HHS Grant Helps To Remove 93 People From South Carolina’s ADAP Waiting List; State’s List Still Largest Nationwide
A recent $26.8 million grant from HHS has helped South Carolina to remove 93 people from the waiting list for its AIDS Drug Assistance Program, but HIV/AIDS officials in the state want to ensure there is enough funding to provide treatment access to everyone on the waiting list, the Columbia State reports. As of May 3, the state's ADAP waiting list stood at 474 people (Reid, Columbia State, 5/10). ADAPs are federal- and state-funded programs that provide HIV/AIDS-related medications to low-income, uninsured and underinsured HIV-positive individuals.

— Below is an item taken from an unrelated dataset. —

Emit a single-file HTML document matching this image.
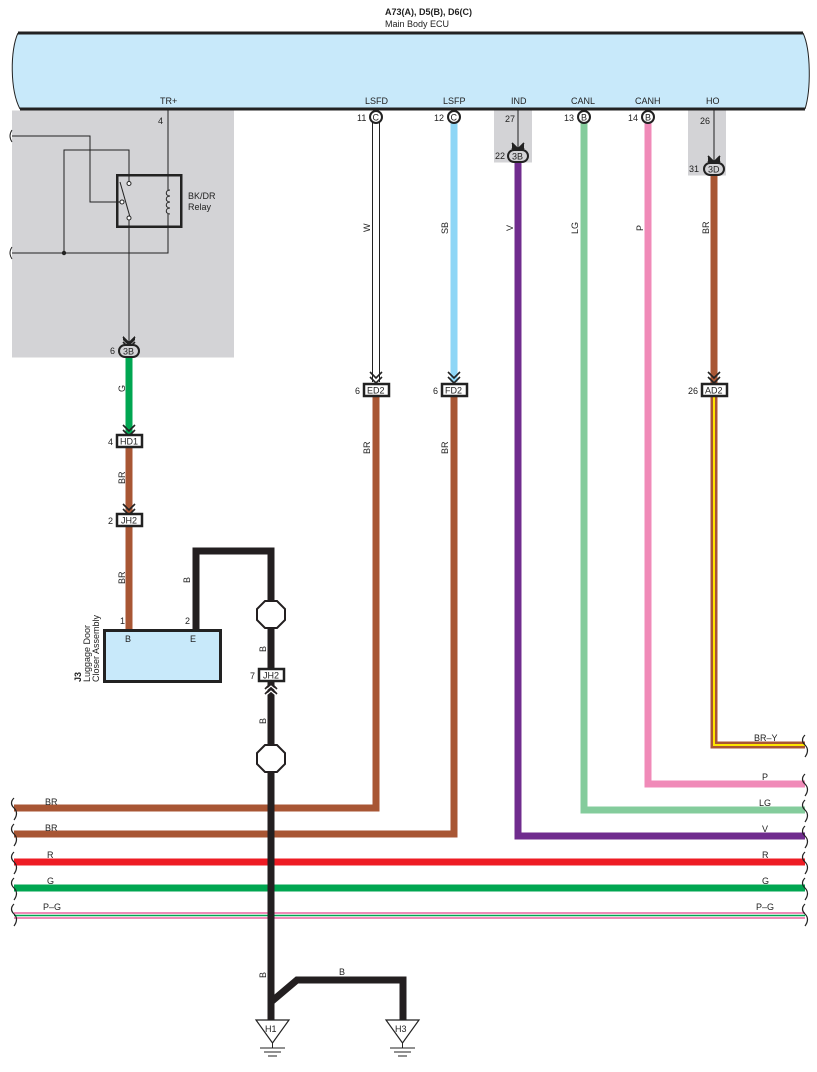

HHS last month awarded a $26.8 million grant to the state to provide HIV-positive people with increased access to treatment and care services. According to Sens. Lindsey Graham (R-S.C.) and Jim DeMint (R-S.C.), $25.6 million will be allocated to provide low-income individuals and families in the state with access to treatment. The remaining $1.2 million will be given to three South Carolina community health centers for a variety of uses -- including risk-reduction counseling and ongoing health services for HIV-positive people (Kaiser Daily HIV/AIDS Report, 4/27). According to the State, South Carolina has the largest ADAP waiting list nationwide. As of March 1, only three other states had waiting lists of 13, 20 and 75 people.

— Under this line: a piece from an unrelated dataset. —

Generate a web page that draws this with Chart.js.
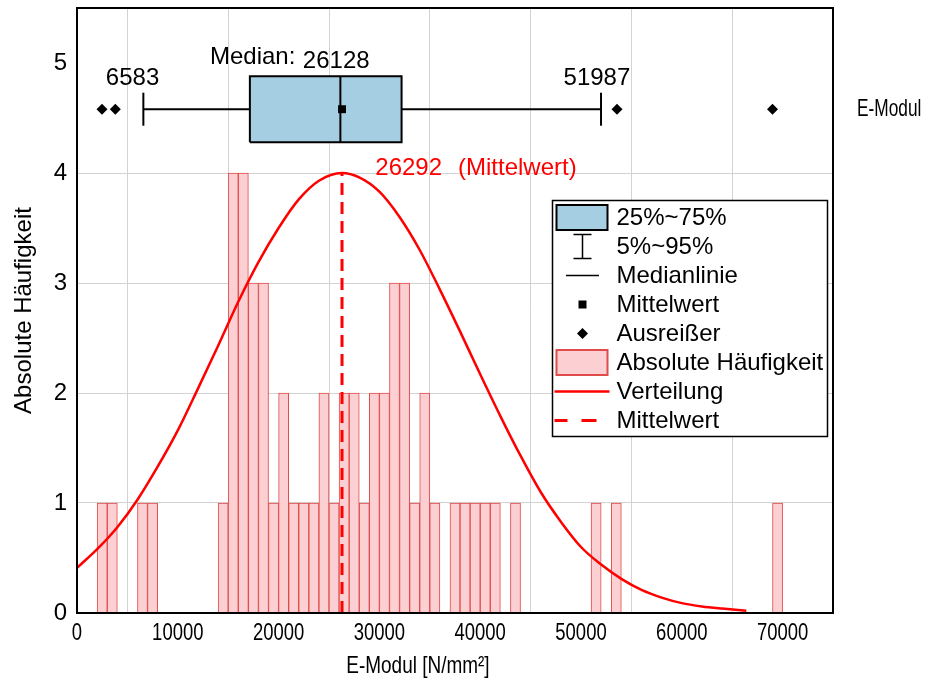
<!DOCTYPE html>
<html>
<head>
<meta charset="utf-8">
<script src="https://cdn.jsdelivr.net/npm/chart.js@4.4.1/dist/chart.umd.min.js"></script>
<style>
  html, body { margin: 0; padding: 0; background: #fff; }
</style>
</head>
<body>
<canvas id="chart" width="948" height="691"></canvas>
<script>
'use strict';

// histogram, 1000 N/mm² wide bins (left edge + count)
const binWidth = 1000;
const binStart = [2000, 3000, 6000, 7000,
  14000, 15000, 16000, 17000, 18000, 19000, 20000, 21000, 22000, 23000, 24000,
  25000, 26000, 27000, 28000, 29000, 30000, 31000, 32000, 33000, 34000, 35000,
  37000, 38000, 39000, 40000, 41000, 43000, 51000, 53000, 69000];
const binCount = [1, 1, 1, 1,
  1, 4, 4, 3, 3, 1, 2, 1, 1, 1, 2,
  1, 2, 2, 1, 2, 2, 3, 3, 1, 2, 1,
  1, 1, 1, 1, 1, 1, 1, 1, 1];

// fitted distribution
const curveX = [0, 2000, 4000, 6000, 8000, 10000, 12000, 14000, 16000, 18000, 20000,
  22000, 24000, 26292, 28000, 30000, 32000, 34000, 36000, 38000, 40000, 42000,
  44000, 46000, 48000, 50000, 52000, 54000, 56000, 58000, 60000, 62000, 64000, 66400];
const curveY = [0.41, 0.58, 0.78, 1.03, 1.33, 1.66, 2.04, 2.43, 2.83, 3.19, 3.50,
  3.76, 3.93, 4.00, 3.96, 3.83, 3.60, 3.30, 2.94, 2.56, 2.17, 1.79,
  1.43, 1.10, 0.83, 0.60, 0.44, 0.31, 0.21, 0.14, 0.09, 0.06, 0.04, 0.02];

// box plot of E-Modul
const boxRow = 4.58;
const boxHalf = 0.3;
const capHalf = 0.15;
const q1 = 17150;
const q3 = 32200;
const median = 26128;
const mean = 26292;
const whiskerLow = 6583;
const whiskerHigh = 51987;
const outliers = [2480, 3800, 53570, 69000];

const xTicks = [0, 10000, 20000, 30000, 40000, 50000, 60000, 70000];
const yTicks = [0, 1, 2, 3, 4, 5];

const legendLabels = ['25%~75%', '5%~95%', 'Medianlinie', 'Mittelwert', 'Ausreißer',
  'Absolute Häufigkeit', 'Verteilung', 'Mittelwert'];

const FONT = '"Liberation Sans", Arial, sans-serif';
const BLUE = '#a6cee3';
const PINK = '#fccfd2';
const PINK_EDGE = '#e04b4b';
const RED = '#ff0000';

const seg = (x1, y1, x2, y2) => [{x: x1, y: y1}, {x: x2, y: y2}];
const blackLine = (data, width) => ({
  type: 'line', data, borderColor: '#000', borderWidth: width || 2,
  pointRadius: 0, fill: false
});

const bars = binStart.map((s, i) => ({x: s + binWidth / 2, y: binCount[i]}));
const curve = curveX.map((x, i) => ({x, y: curveY[i]}));

const datasets = [
  {
    type: 'scatter', data: [{x: mean, y: boxRow}], pointStyle: 'rect',
    pointRadius: 5.6, backgroundColor: '#000', borderColor: '#000', borderWidth: 0
  },
  {
    type: 'scatter', data: outliers.map(x => ({x, y: boxRow})), pointStyle: 'rectRot',
    pointRadius: 5.5, backgroundColor: '#000', borderColor: '#000', borderWidth: 0
  },
  blackLine(seg(median, boxRow - boxHalf, median, boxRow + boxHalf)),
  blackLine([
    {x: q1, y: boxRow - boxHalf}, {x: q1, y: boxRow + boxHalf},
    {x: q3, y: boxRow + boxHalf}, {x: q3, y: boxRow - boxHalf},
    {x: q1, y: boxRow - boxHalf}
  ]),
  {
    type: 'line', data: seg(q1, boxRow + boxHalf, q3, boxRow + boxHalf),
    borderWidth: 0, pointRadius: 0, backgroundColor: BLUE,
    fill: {value: boxRow - boxHalf}
  },
  blackLine(seg(whiskerLow, boxRow, q1, boxRow)),
  blackLine(seg(q3, boxRow, whiskerHigh, boxRow)),
  blackLine(seg(whiskerLow, boxRow - capHalf, whiskerLow, boxRow + capHalf)),
  blackLine(seg(whiskerHigh, boxRow - capHalf, whiskerHigh, boxRow + capHalf)),
  {
    type: 'line', data: seg(mean, 0, mean, 4), borderColor: RED, borderWidth: 3,
    borderDash: [12, 7], pointRadius: 0, fill: false
  },
  {
    type: 'line', data: curve, borderColor: RED, borderWidth: 2.5,
    cubicInterpolationMode: 'monotone', pointRadius: 0, fill: false
  },
  {
    type: 'bar', data: bars, backgroundColor: PINK, borderColor: PINK_EDGE,
    borderWidth: 1, barPercentage: 1, categoryPercentage: 1
  }
];

// text squeezed horizontally (condensed look of the axis lettering)
function narrowText(ctx, text, cx, cy, squeeze) {
  ctx.save();
  ctx.translate(cx, cy);
  ctx.scale(squeeze, 1);
  ctx.fillText(text, 0, 0);
  ctx.restore();
}

// frame, text labels and legend
const decorations = {
  id: 'decorations',
  afterDatasetsDraw(chart) {
    const {ctx, chartArea: a, scales: {x, y}} = chart;
    ctx.save();

    ctx.strokeStyle = '#000';
    ctx.lineWidth = 2;
    ctx.strokeRect(a.left, a.top, a.right - a.left, a.bottom - a.top);

    ctx.font = '24px ' + FONT;
    ctx.fillStyle = '#000';
    ctx.textBaseline = 'alphabetic';
    ctx.textAlign = 'left';
    const capTop = y.getPixelForValue(boxRow + capHalf);
    const boxTop = y.getPixelForValue(boxRow + boxHalf);
    ctx.fillText(String(whiskerLow), x.getPixelForValue(whiskerLow) - 37.5, capTop - 7.7);
    ctx.fillText(String(whiskerHigh), x.getPixelForValue(whiskerHigh) - 37.5, capTop - 7.7);
    const medLeft = x.getPixelForValue(median) - 37.5;
    ctx.fillText(String(median), medLeft, boxTop - 8.4);
    ctx.textAlign = 'right';
    ctx.fillText('Median:', medLeft - 7.5, boxTop - 12.7);

    ctx.textAlign = 'left';
    ctx.fillStyle = RED;
    const meanTop = y.getPixelForValue(4);
    ctx.fillText(String(mean), x.getPixelForValue(mean) + 33.3, meanTop + 1.7);
    ctx.fillText('(Mittelwert)', x.getPixelForValue(mean) + 116, meanTop + 1.7);

    ctx.fillStyle = '#000';
    ctx.textBaseline = 'middle';
    narrowText(ctx, 'E-Modul', a.right + 24, y.getPixelForValue(boxRow), 0.72);

    // x tick labels and axis title
    ctx.textAlign = 'center';
    xTicks.forEach(v => narrowText(ctx, String(v), x.getPixelForValue(v), 633, 0.77));
    narrowText(ctx, 'E-Modul [N/mm²]', a.left + (a.right - a.left) * 0.451, 666, 0.79);

    // legend box
    const lx = a.right - 280.5, ly = 200.5, lw = 275, lh = 236;
    ctx.fillStyle = '#fff';
    ctx.fillRect(lx, ly, lw, lh);
    ctx.lineWidth = 1.5;
    ctx.strokeStyle = '#000';
    ctx.strokeRect(lx, ly, lw, lh);

    const sx = lx + 30;
    const rowY = i => ly + 17 + i * 29;
    const textX = lx + 64;

    ctx.lineWidth = 2;
    ctx.fillStyle = BLUE;
    ctx.fillRect(lx + 4, rowY(0) - 12.5, 51, 25);
    ctx.strokeRect(lx + 4, rowY(0) - 12.5, 51, 25);

    ctx.lineWidth = 1.5;
    ctx.beginPath();
    ctx.moveTo(sx, rowY(1) - 12); ctx.lineTo(sx, rowY(1) + 12);
    ctx.moveTo(sx - 9, rowY(1) - 12); ctx.lineTo(sx + 9, rowY(1) - 12);
    ctx.moveTo(sx - 9, rowY(1) + 12); ctx.lineTo(sx + 9, rowY(1) + 12);
    ctx.moveTo(sx - 16.5, rowY(2)); ctx.lineTo(sx + 16.5, rowY(2));
    ctx.stroke();

    ctx.fillStyle = '#000';
    ctx.fillRect(sx - 4, rowY(3) - 4, 8, 8);
    ctx.beginPath();
    ctx.moveTo(sx, rowY(4) - 5.5); ctx.lineTo(sx + 5.5, rowY(4));
    ctx.lineTo(sx, rowY(4) + 5.5); ctx.lineTo(sx - 5.5, rowY(4));
    ctx.closePath();
    ctx.fill();

    ctx.lineWidth = 2;
    ctx.fillStyle = PINK;
    ctx.strokeStyle = PINK_EDGE;
    ctx.fillRect(lx + 4, rowY(5) - 12.5, 51, 25);
    ctx.strokeRect(lx + 4, rowY(5) - 12.5, 51, 25);

    ctx.strokeStyle = RED;
    ctx.lineWidth = 2.5;
    ctx.beginPath();
    ctx.moveTo(lx + 2, rowY(6)); ctx.lineTo(lx + 57, rowY(6));
    ctx.stroke();
    ctx.lineWidth = 3;
    ctx.beginPath();
    ctx.moveTo(lx + 2, rowY(7)); ctx.lineTo(lx + 15, rowY(7));
    ctx.moveTo(lx + 29, rowY(7)); ctx.lineTo(lx + 44, rowY(7));
    ctx.stroke();

    ctx.fillStyle = '#000';
    ctx.font = '24px ' + FONT;
    ctx.textAlign = 'left';
    ctx.textBaseline = 'middle';
    legendLabels.forEach((t, i) => ctx.fillText(t, textX, rowY(i) + 1));

    ctx.restore();
  }
};

new Chart(document.getElementById('chart'), {
  type: 'bar',
  data: {datasets},
  options: {
    responsive: false,
    animation: false,
    devicePixelRatio: 1,
    layout: {padding: {top: 8, right: 115, bottom: 0, left: 0}},
    plugins: {legend: {display: false}, tooltip: {enabled: false}},
    scales: {
      x: {
        type: 'linear', min: 0, max: 75000, offset: false,
        afterFit: s => { s.height = 78; s.paddingLeft = 0; s.paddingRight = 0; },
        afterBuildTicks: s => { s.ticks = xTicks.map(v => ({value: v})); },
        ticks: {display: false},
        grid: {color: '#d3d3d3', lineWidth: 1, drawTicks: false},
        border: {display: false}
      },
      y: {
        type: 'linear', min: 0, max: 5.5,
        afterFit: s => { s.width = 77; s.paddingTop = 0; s.paddingBottom = 0; },
        afterBuildTicks: s => { s.ticks = yTicks.map(v => ({value: v})); },
        ticks: {color: '#000', padding: 10, font: {family: FONT, size: 24}},
        grid: {
          color: c => (c.tick && c.tick.value === 5 ? 'rgba(0,0,0,0)' : '#d3d3d3'),
          lineWidth: 1, drawTicks: false
        },
        border: {display: false},
        title: {
          display: true, text: 'Absolute Häufigkeit', color: '#000',
          font: {family: FONT, size: 24}, padding: {top: 10, bottom: 0}
        }
      }
    }
  },
  plugins: [decorations]
});
</script>
</body>
</html>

Additional federal and state funds will help determine how many people on the waiting list will be able to enroll in the state's ADAP, according to Lynda Kettinger, director of STD/HIV Division at the South Carolina Department of Health and Environmental Control. The South Carolina House has approved a one-time, $3 million grant for the ADAP, and the Senate has approved an additional $3 million annually for the program, as well as a one-time grant of $1 million. State funding for the ADAP will be decided in the coming weeks, the State reports.

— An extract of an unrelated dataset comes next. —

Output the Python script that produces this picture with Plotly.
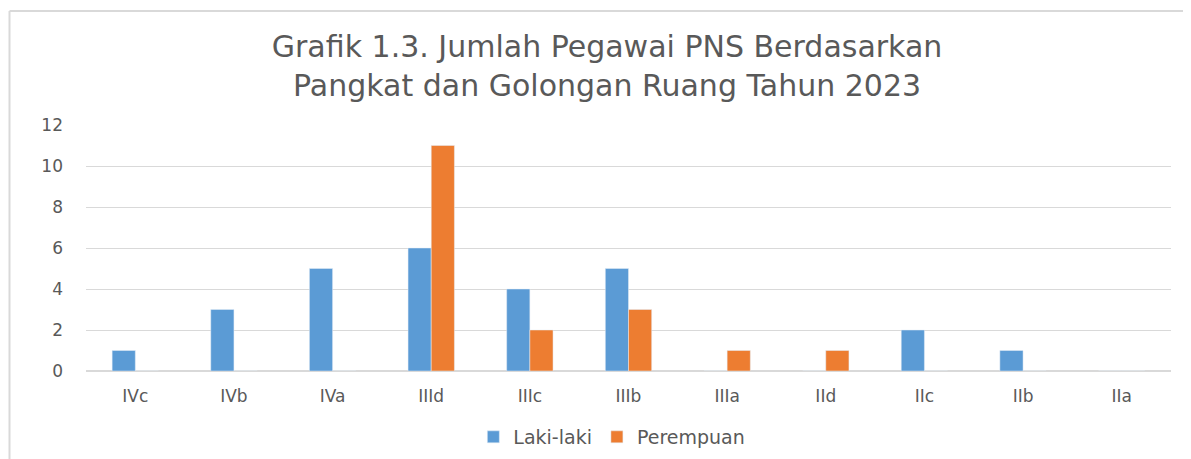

State Rep. Joe Neal (D), who has led efforts to increase funding for HIV/AIDS services, said the state previously has relied on federal funding, and "clearly, that has not worked." Neal said the state "need[s] to add dollars, and they must come from the state," adding, "We have no other source." Bambi Gaddist, executive director of the South Carolina HIV/AIDS Council and a member of the South Carolina HIV/AIDS Care Crisis Task Force, said the state needs $8 million. The task force plans to work with hospitals to develop cost estimates incurred by HIV-positive people who are uninsured or who are Medicaid or Medicare beneficiaries, the State reports (Columbia State, 5/10).